Читаем Творческий путь Пушкина полностью

Что касается стихотворного послания Жуковского «Императору Александру», написанного после победоносного исхода войны с Наполеоном, то при всем восторженном отношении поэта к своему адресату, отражавшем тогдашние настроения широких общественных кругов, его стихи действительно не заключают в себе и «тени рабского унижения». Наоборот, они отличаются глубокой искренностью и серьезностью тона и написаны с большим внутренним достоинством. Причем свое обращение к царю сам Жуковский прямо противопоставляет «хвале неверной», подчеркивая, что он «певец царя — не льстец». Благородная независимость и от вельмож и от царей, свободная от той непоследовательности, которая имелась у Державина, и пронизанная, в отличие от Жуковского, передовым освободительным духом, составляет одну из существеннейших черт творчества самого Пушкина от первых до последних шагов. Тем сильнее должны были его задевать, тем больнее ранить поднявшиеся толки о том, что он льстит царю. Продолжением и развитием лучших традиций Державина и Жуковского и являются его стансы «Друзьям».

Первые две их строки; «Нет, я не льстец, когда царю || Хвалу свободную слагаю» — представляют собой почти прямую реминисценцию из послания Жуковского и выдержаны в тоне державинских деклараций, в частности приведенных строк из «Видения мурзы». В державинском ключе звучит и третья строка: «Я смело чувства выражаю» (первоначально было: «Я мнений [рабски] [робко] рабски не скрываю», «Я правды рабски не скрываю»). Со строками державинского «Видения мурзы» перекликается и еще один из черновых вариантов: «Он не купил хвалы». Что же касается четвертой строки, она прямо взята из знаменитого стихотворения Державина «Лебедь» («Языком сердца говорил»), в котором поэт дает высокую самооценку своего творчества и которое впоследствии отзовется в поэтическом завещании Пушкина — стихах о памятнике нерукотворном.
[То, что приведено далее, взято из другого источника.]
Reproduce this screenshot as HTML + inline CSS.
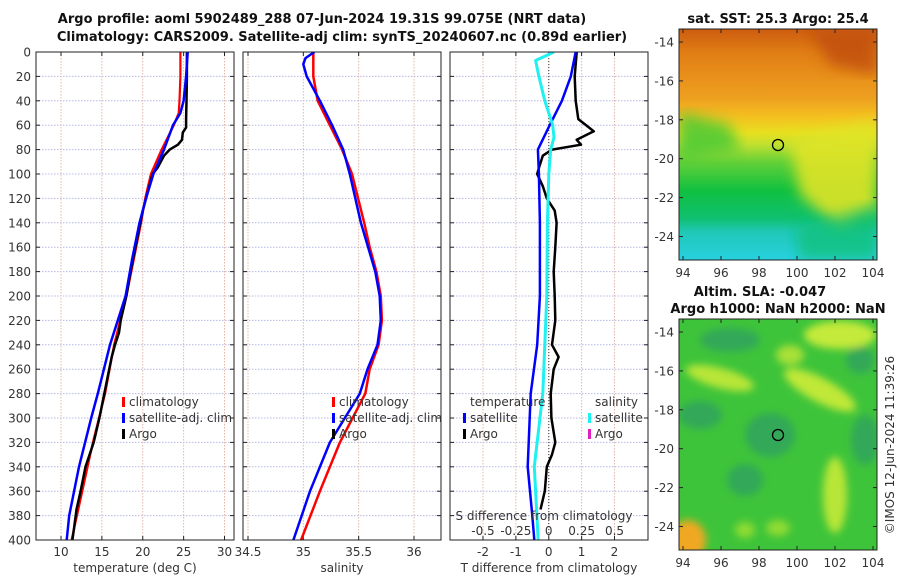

Вслед за категорическим утверждением, что его «хвала» царю лишена какой бы то ни было лести, является абсолютно «свободной», Пушкин в следующих четырех строфах объясняет, чем эта свободная хвала вызвана. Строфы эти непосредственно связаны со «Стансами» 1826 года. В «Стансах», как бы говорит ими поэт, я выражал надежду «на славу и добро». Я указывал, как должен править страной новый царь, поставив ему в пример его пращура, Петра I, и призвав его следовать во всем мною указанном (а я намеренно указывал в личности и деятельности Петра только лучшее и прогрессивное) царю-преобразователю. И «молодой царь» действует в духе моих призывов. Петр — «правдой привлек сердца». Николай — «бодро, честно правит нами». Петр — «на троне вечный был работник». Николай — «Россию оживил || Войной, надеждами, трудами». Я призывал Николая быть, подобно Петру, «незлобным памятью». И он действительно «тому, кого карает явно втайне милости творит». Строки эти имеют в виду совершенно конкретный факт: после расправы над декабристами Николай сделал один из своих «рыцарских» жестов — назначил довольно крупную пенсию вдове казненного Рылеева.